Between 1958 and 1959, Park reached his expressive peak, reveling in the lush qualities of paint to create intense, psychologically charged and deeply felt canvases such as Standing Couple (1958), Four Men (1958), Two Bathers (1958) and The Cellist (1959). When this fertile period was cut short by illness in 1960 and he could no longer work on canvas, Park transferred his creative energy to other media. In the last months of his life, while bed-ridden, he produced a remarkable 30-foot-long felt-tip pen scroll — which is on view exclusively at SFMOMA — and a poignant and radiant series of gouaches. The latter depict the timeless, key subjects of his artistic career: the human figure alone and in groups, mothers and children, domestic activities and the familiar moments of everyday life.

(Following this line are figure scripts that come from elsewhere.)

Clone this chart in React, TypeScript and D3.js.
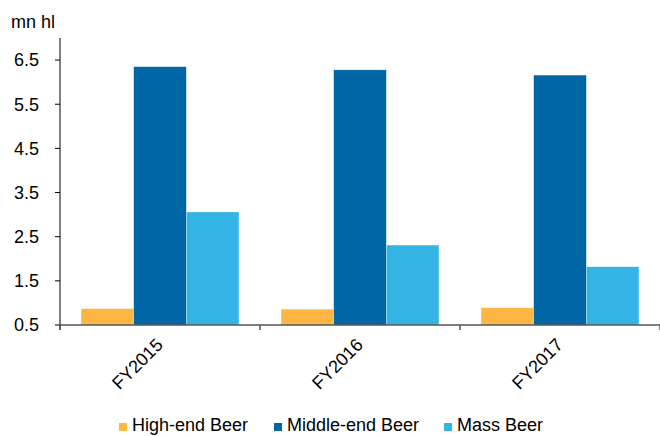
import React from "react";
import * as d3 from "d3";

const years = ["FY2015", "FY2016", "FY2017"];
const seriesNames = ["High-end Beer", "Middle-end Beer", "Mass Beer"];
const highEnd = [0.87, 0.86, 0.89];
const middleEnd = [6.35, 6.28, 6.16];
const massBeer = [3.06, 2.31, 1.82];
const yTicks = [0.5, 1.5, 2.5, 3.5, 4.5, 5.5, 6.5];
const colors = ["#FDB643", "#0066A6", "#34B4E5"];

const W = 660;
const H = 436;
const FONT = "'Liberation Sans', Arial, sans-serif";
const FS = 18;

export default function App() {
  const values = [highEnd, middleEnd, massBeer];
  const x = d3.scaleBand<string>().domain(years).range([60, 660]).padding(0);
  const inner = d3
    .scaleBand<string>()
    .domain(seriesNames)
    .range([0, x.bandwidth()])
    .paddingInner(0)
    .paddingOuter(0.4);
  const y = d3.scaleLinear().domain([0.5, 7.0]).range([325, 38]);

  const legendX = [119, 274, 444];

  return (
    <svg
      width={W}
      height={H}
      style={{ position: "absolute", left: 0, top: 0, background: "#fff" }}
      fontFamily={FONT}
    >
      <text x={11} y={28} fontSize={FS} fill="#000">
        mn hl
      </text>

      {/* bars */}
      {years.map((yr, i) => (
        <g key={yr} transform={`translate(${x(yr)},0)`}>
          {seriesNames.map((s, j) => (
            <rect
              key={s}
              x={inner(s)}
              y={y(values[j][i])}
              width={inner.bandwidth()}
              height={y(0.5) - y(values[j][i])}
              fill={colors[j]}
              stroke="#ffffff"
              strokeOpacity={0.5}
              strokeWidth={0.6}
            />
          ))}
        </g>
      ))}

      {/* y axis */}
      <line x1={60} x2={60} y1={y(7.0)} y2={y(0.5) + 5} stroke="#000" strokeWidth={1} />
      {yTicks.map((t) => (
        <g key={t}>
          <line x1={55} x2={60} y1={y(t)} y2={y(t)} stroke="#000" strokeWidth={1} />
          <text
            x={39}
            y={y(t)}
            dy="0.35em"
            textAnchor="end"
            fontSize={FS}
            fill="#000"
          >
            {t.toFixed(1)}
          </text>
        </g>
      ))}

      {/* x axis */}
      <line x1={60} x2={660} y1={y(0.5)} y2={y(0.5)} stroke="#555" strokeWidth={1.5} />
      {[...years.map((yr) => x(yr) as number), 660].map((px, i) => (
        <line
          key={i}
          x1={px}
          x2={px}
          y1={y(0.5)}
          y2={y(0.5) + 5}
          stroke="#555"
          strokeWidth={1.5}
        />
      ))}
      {years.map((yr) => {
        const cx = (x(yr) as number) + x.bandwidth() / 2;
        return (
          <text
            key={yr}
            transform={`translate(${cx + 4},346) rotate(-45)`}
            textAnchor="end"
            fontSize={FS}
            fill="#000"
          >
            {yr}
          </text>
        );
      })}

      {/* legend */}
      {seriesNames.map((s, j) => (
        <g key={s}>
          <rect x={legendX[j]} y={423} width={8} height={8} fill={colors[j]} />
          <text x={legendX[j] + 13} y={431} fontSize={FS} fill="#000">
            {s}
          </text>
        </g>
      ))}
    </svg>
  );
}
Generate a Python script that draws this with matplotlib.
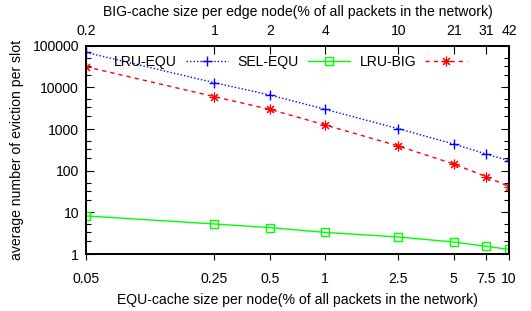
import matplotlib
matplotlib.use("Agg")
import matplotlib.pyplot as plt
from matplotlib.ticker import LogLocator, NullFormatter, FixedLocator, FixedFormatter

plt.rcParams['font.family'] = ['Liberation Sans', 'DejaVu Sans']

equ_sizes = [0.05, 0.25, 0.5, 1, 2.5, 5, 7.5, 10]
equ_labels = ["0.05", "0.25", "0.5", "1", "2.5", "5", "7.5", "10"]
big_labels = ["0.2", "1", "2", "4", "10", "21", "31", "42"]

lru_equ = [69000, 12900, 6560, 2970, 1020, 437, 251, 174]
sel_equ = [8.2, 5.25, 4.3, 3.3, 2.56, 1.94, 1.53, 1.29]
lru_big = [31300, 5970, 2970, 1250, 391, 145, 72, 41.5]

FS = 10.1
W, H = 531, 311
fig = plt.figure(figsize=(W / 100, H / 100), dpi=100)
ax = fig.add_axes([86 / W, 1 - 254 / H, (509 - 86) / W, (254 - 45.7) / H])

ax.plot(equ_sizes, lru_equ, color='#0000ff', lw=1.0, ls=(0, (1, 1.5)),
        marker='+', ms=7, mew=1.0, label='LRU-EQU')
ax.plot(equ_sizes, sel_equ, color='#00ff00', lw=1.0, ls='-',
        marker='s', ms=6, mfc='none', mew=1.0, label='SEL-EQU')
ax.plot(equ_sizes, lru_big, color='#ff0000', lw=1.0, ls=(0, (3, 3)),
        marker=(8, 2, 0), ms=7, mew=0.8, label='LRU-BIG')

ax.set_xscale('log')
ax.set_yscale('log')
ax.set_xlim(0.05, 10)
ax.set_ylim(1, 100000)

ax.xaxis.set_major_locator(FixedLocator(equ_sizes))
ax.xaxis.set_major_formatter(FixedFormatter(equ_labels))
ax.xaxis.set_minor_locator(FixedLocator([]))
ax.yaxis.set_minor_locator(LogLocator(base=10, subs=(2, 3.3, 5.2), numticks=10))
ax.yaxis.set_minor_formatter(NullFormatter())
ax.set_yticks([1, 10, 100, 1000, 10000, 100000])
ax.set_yticklabels(["1", "10", "100", "1000", "10000", "100000"])

ax.tick_params(axis='x', which='major', direction='out', length=4.5, width=0.8,
               pad=8.5, labelsize=FS, top=False)
ax.tick_params(axis='y', which='major', direction='in', length=6, width=0.8,
               pad=5, labelsize=FS, right=True)
ax.tick_params(axis='y', which='minor', direction='in', length=3.5, width=0.8, right=True)

for s in ax.spines.values():
    s.set_linewidth(1.3)

ax.set_xlabel("EQU-cache size per node(% of all packets in the network)", fontsize=FS, labelpad=5)
ax.set_ylabel("average number of eviction per slot", fontsize=FS, labelpad=6)

ax2 = ax.twiny()
ax2.set_xscale('log')
ax2.set_xlim(ax.get_xlim())
ax2.xaxis.set_major_locator(FixedLocator(equ_sizes))
ax2.xaxis.set_major_formatter(FixedFormatter(big_labels))
ax2.xaxis.set_minor_locator(FixedLocator([]))
ax2.tick_params(axis='x', which='major', direction='in', length=6, width=0.8,
                pad=5.5, labelsize=FS)
ax2.set_xlabel("BIG-cache size per edge node(% of all packets in the network)", fontsize=FS, labelpad=5.5)
for s in ax2.spines.values():
    s.set_linewidth(1.3)

ax.legend(ncol=3, markerfirst=False, frameon=False, loc='center',
          bbox_to_anchor=((290.5 - 86) / 423, (254 - 62) / 208.3),
          fontsize=FS, handlelength=3.0, handletextpad=0.67, columnspacing=0.67,
          borderpad=0, borderaxespad=0)

fig.savefig("out.png", dpi=100)
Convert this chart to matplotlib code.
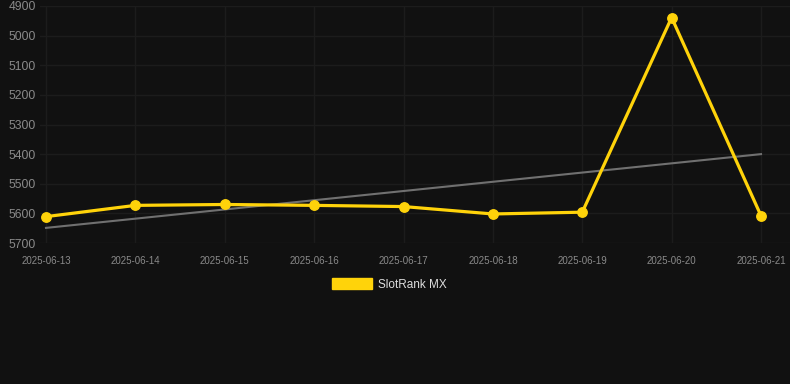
import matplotlib
matplotlib.use("Agg")
import matplotlib.pyplot as plt
from matplotlib.patches import Rectangle

plt.rcParams["font.family"] = ["Liberation Sans", "DejaVu Sans"]

dates = ["2025-06-13", "2025-06-14", "2025-06-15", "2025-06-16", "2025-06-17",
         "2025-06-18", "2025-06-19", "2025-06-20", "2025-06-21"]
rank = [5611, 5573, 5570, 5573, 5577, 5602, 5596, 4939, 5608]
trend_ends = [5649, 5400]
y_ticks = [4900, 5000, 5100, 5200, 5300, 5400, 5500, 5600, 5700]
series_name = "SlotRank MX"

BG = "#111111"
YELLOW = "#FFD30A"

fig = plt.figure(figsize=(7.9, 3.84), dpi=100, facecolor=BG)
W, H = 790, 384
ax = fig.add_axes([40 / W, 1 - 243 / H, 750 / W, (243 - 6) / H])
ax.set_facecolor(BG)

xs = list(range(len(dates)))
ax.plot([xs[0], xs[-1]], trend_ends, color="#707070", lw=1.5, zorder=2)
ax.plot(xs, rank, color=YELLOW, lw=2.3, marker="o", ms=6.8, zorder=3,
        solid_joinstyle="round")

ax.set_xlim(-6 / 89.4, 8 + 29 / 89.4)
ax.set_ylim(5700, 4900)
ax.set_yticks(y_ticks)
ax.set_yticklabels([str(v) for v in y_ticks])
ax.set_xticks(xs)
ax.set_xticklabels(dates)

ax.grid(True, color="#1c1c1c", lw=1)
ax.set_axisbelow(True)
for s in ax.spines.values():
    s.set_visible(False)
ax.tick_params(axis="both", length=0)
ax.tick_params(axis="y", colors="#8a8a8a", labelsize=8.7, pad=3)
ax.tick_params(axis="x", colors="#8a8a8a", labelsize=7, pad=9)

# legend
fig.patches.append(Rectangle((332 / W, 1 - 289 / H), 40 / W, 11 / H,
                             transform=fig.transFigure, color=YELLOW))
fig.text(378 / W, 1 - 284.5 / H, series_name, color="#dddddd", fontsize=8.5,
         va="center", ha="left")

fig.savefig("out.png", dpi=100, facecolor=BG)
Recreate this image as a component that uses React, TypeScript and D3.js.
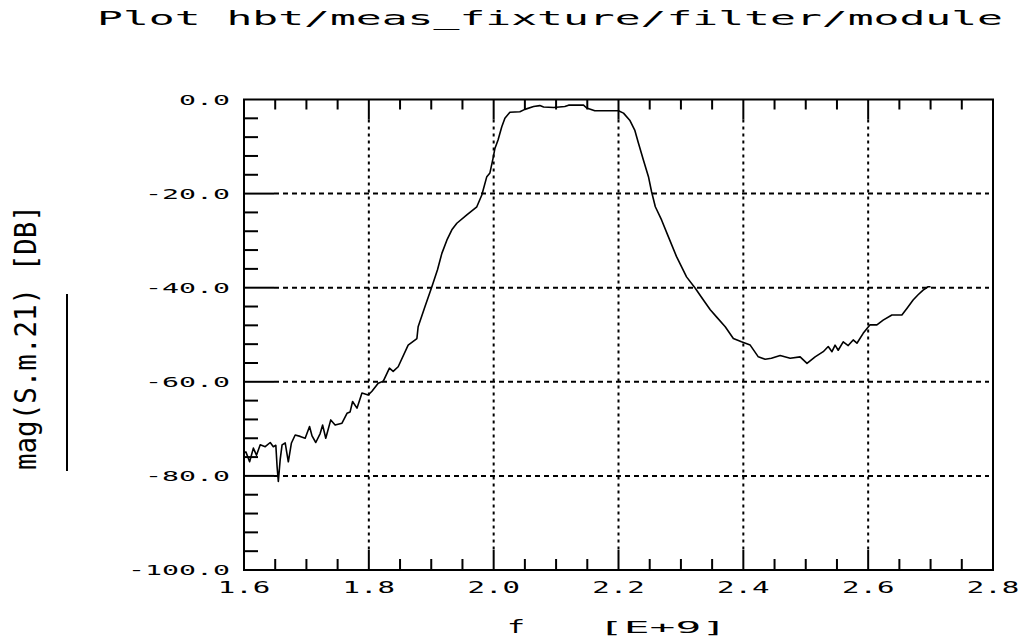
import React from "react";
import * as d3 from "d3";

// trace: frequency in GHz, |S21| in dB
const freqGHz = [
  1.6, 1.603, 1.609, 1.615, 1.62, 1.626, 1.634, 1.642, 1.647, 1.651, 1.653, 1.655,
  1.658, 1.661, 1.666, 1.671, 1.676, 1.682, 1.69, 1.698, 1.705, 1.709, 1.715, 1.722,
  1.726, 1.731, 1.739, 1.746, 1.757, 1.765, 1.77, 1.774, 1.781, 1.789, 1.799, 1.805,
  1.815, 1.823, 1.833, 1.839, 1.847, 1.863, 1.877, 1.879, 1.89, 1.901, 1.91, 1.917,
  1.925, 1.933, 1.941, 1.957, 1.973, 1.981, 1.989, 1.994, 1.999, 2.002, 2.007, 2.013,
  2.018, 2.026, 2.042, 2.05, 2.064, 2.074, 2.08, 2.096, 2.114, 2.12, 2.144, 2.149,
  2.162, 2.181, 2.2, 2.208, 2.218, 2.226, 2.232, 2.24, 2.248, 2.253, 2.259, 2.269,
  2.28, 2.293, 2.309, 2.323, 2.336, 2.347, 2.357, 2.371, 2.384, 2.397, 2.411, 2.424,
  2.435, 2.445, 2.459, 2.475, 2.491, 2.502, 2.515, 2.528, 2.536, 2.542, 2.547, 2.552,
  2.56, 2.568, 2.576, 2.582, 2.592, 2.603, 2.614, 2.624, 2.638, 2.654, 2.662, 2.672,
  2.68, 2.688, 2.696, 2.7,
];
const magDb = [
  -75.1, -74.9, -77.0, -74.1, -75.6, -73.4, -73.8, -72.9, -73.8, -73.5, -78.0, -81.2,
  -76.5, -73.4, -73.0, -77.0, -73.0, -71.3, -71.6, -72.0, -69.5, -71.5, -72.9, -71.0,
  -69.2, -72.0, -68.1, -69.2, -68.8, -66.7, -66.4, -64.2, -65.6, -62.4, -62.8, -62.0,
  -60.3, -59.9, -57.1, -57.8, -56.8, -52.2, -50.8, -48.3, -44.0, -39.8, -36.2, -32.7,
  -29.9, -27.7, -26.3, -24.5, -22.8, -20.3, -16.4, -15.6, -12.5, -10.4, -8.6, -5.8,
  -4.0, -2.7, -2.6, -2.1, -1.5, -1.3, -1.6, -1.7, -1.5, -1.2, -1.2, -1.8,
  -2.4, -2.4, -2.4, -2.9, -4.4, -6.5, -9.3, -12.9, -16.4, -19.6, -22.8, -25.6,
  -29.2, -33.4, -37.7, -40.1, -42.6, -44.7, -46.2, -48.3, -50.8, -51.5, -52.2, -54.7,
  -55.2, -55.0, -54.4, -55.0, -54.7, -56.1, -54.7, -53.6, -52.5, -53.6, -52.2, -53.3,
  -51.5, -52.3, -51.1, -51.8, -49.7, -47.9, -47.9, -46.9, -45.8, -45.8, -44.4, -42.6,
  -41.5, -40.5, -39.8, -39.8,
];

const xTickLabels = ["1.6", "1.8", "2.0", "2.2", "2.4", "2.6", "2.8"];
const yTickLabels = ["0.0", "-20.0", "-40.0", "-60.0", "-80.0", "-100.0"];
const title = "Plot hbt/meas_fixture/filter/module";
const yTitle = "mag(S.m.21)  [DB]";

const W = 1019, H = 639;
const left = 244, right = 993, top = 99.5, bottom = 570;
const FONT = "'DejaVu Sans Mono', 'Liberation Mono', monospace";

export default function App() {
  const x = d3.scaleLinear().domain([1.6, 2.8]).range([left, right]);
  const y = d3.scaleLinear().domain([-100, 0]).range([bottom, top]);

  const xMajor = xTickLabels.map(Number);
  const yMajor = yTickLabels.map(Number);
  const xMinor = d3.range(1.6, 2.8001, 0.05).filter(v => !xMajor.some(m => Math.abs(m - v) < 1e-6));
  const yMinor = d3.range(-100, 0.001, 4).filter(v => !yMajor.some(m => Math.abs(m - v) < 1e-6));

  const pts: [number, number][] = freqGHz.map((f, i) => [f, magDb[i]]);
  const path = d3.line<[number, number]>().x(d => x(d[0])).y(d => y(d[1]))(pts) || "";

  return (
    <svg width={W} height={H} style={{ position: "absolute", left: 0, top: 0, background: "#fff" }}
      fontFamily={FONT}>
      <text x={97} y={25} fontSize={19} textLength={906} lengthAdjust="spacingAndGlyphs">{title}</text>

      {/* grid */}
      {xMajor.slice(1, -1).map(v => (
        <g key={"gx" + v}>
          <line x1={x(v)} x2={x(v)} y1={top + 20} y2={bottom - 20} stroke="#000" strokeWidth={2} strokeDasharray="3,4" />
          <line x1={x(v)} x2={x(v)} y1={top} y2={top + 20} stroke="#000" strokeWidth={2} />
          <line x1={x(v)} x2={x(v)} y1={bottom - 20} y2={bottom} stroke="#000" strokeWidth={2} />
        </g>
      ))}
      {yMajor.slice(1, -1).map(v => (
        <g key={"gy" + v}>
          <line x1={left + 30} x2={right - 4} y1={y(v)} y2={y(v)} stroke="#000" strokeWidth={2} strokeDasharray="5,4" />
          <line x1={left} x2={left + 30} y1={y(v)} y2={y(v)} stroke="#000" strokeWidth={2} />
        </g>
      ))}
      {xMinor.map(v => (
        <g key={"mx" + v}>
          <line x1={x(v)} x2={x(v)} y1={bottom} y2={bottom - 11} stroke="#000" strokeWidth={2} />
          <line x1={x(v)} x2={x(v)} y1={top} y2={top + 10} stroke="#000" strokeWidth={2} />
        </g>
      ))}
      {yMinor.map(v => (
        <line key={"my" + v} x1={left} x2={left + 14} y1={y(v)} y2={y(v)} stroke="#000" strokeWidth={2} />
      ))}

      <rect x={left} y={top} width={right - left} height={bottom - top} fill="none" stroke="#000" strokeWidth={2} />

      <path d={path} fill="none" stroke="#000" strokeWidth={1.6} strokeLinejoin="round" />

      {/* tick labels */}
      {yTickLabels.map(t => (
        <text key={"ly" + t} x={230} y={y(Number(t)) + 5} fontSize={14} textAnchor="end"
          textLength={t.length * 17} lengthAdjust="spacingAndGlyphs">{t}</text>
      ))}
      {xTickLabels.map(t => (
        <text key={"lx" + t} x={x(Number(t))} y={593} fontSize={15} textAnchor="middle"
          textLength={t.length * 17.5} lengthAdjust="spacingAndGlyphs">{t}</text>
      ))}

      {/* axis titles */}
      <text x={516} y={633} fontSize={17} textAnchor="middle" textLength={18} lengthAdjust="spacingAndGlyphs">f</text>
      <text x={598} y={633} fontSize={16} textLength={129} lengthAdjust="spacingAndGlyphs">[E+9]</text>
      <text transform="translate(36,337.5) rotate(-90)" fontSize={30} textAnchor="middle"
        textLength={265} lengthAdjust="spacingAndGlyphs">{yTitle}</text>
      <line x1={67} x2={67} y1={294} y2={471} stroke="#000" strokeWidth={2} />
    </svg>
  );
}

David Park and His Circle: The Drawing Sessions
Organized to accompany David Park: A Retrospective and on view concurrently on the museum’s second floor, David Park and His Circle: The Drawing Sessions examines the weekly figure drawing sessions initiated by Park, Elmer Bischoff and Richard Diebenkorn in 1953. These artists’ gatherings, which expanded during the decade to include additional friends and colleagues, were held in each other’s Bay Area studios with hired models, both male and female. Together, the artists focused on mastering the human form by repeatedly drawing models in various poses, and experimenting with both traditional and alternative materials. Organized by Sara Wessen Chang, SFMOMA curatorial assistant of painting and sculpture, the show features 33 drawings and two sketchbooks that capture the collegial and dynamic nature of these sessions.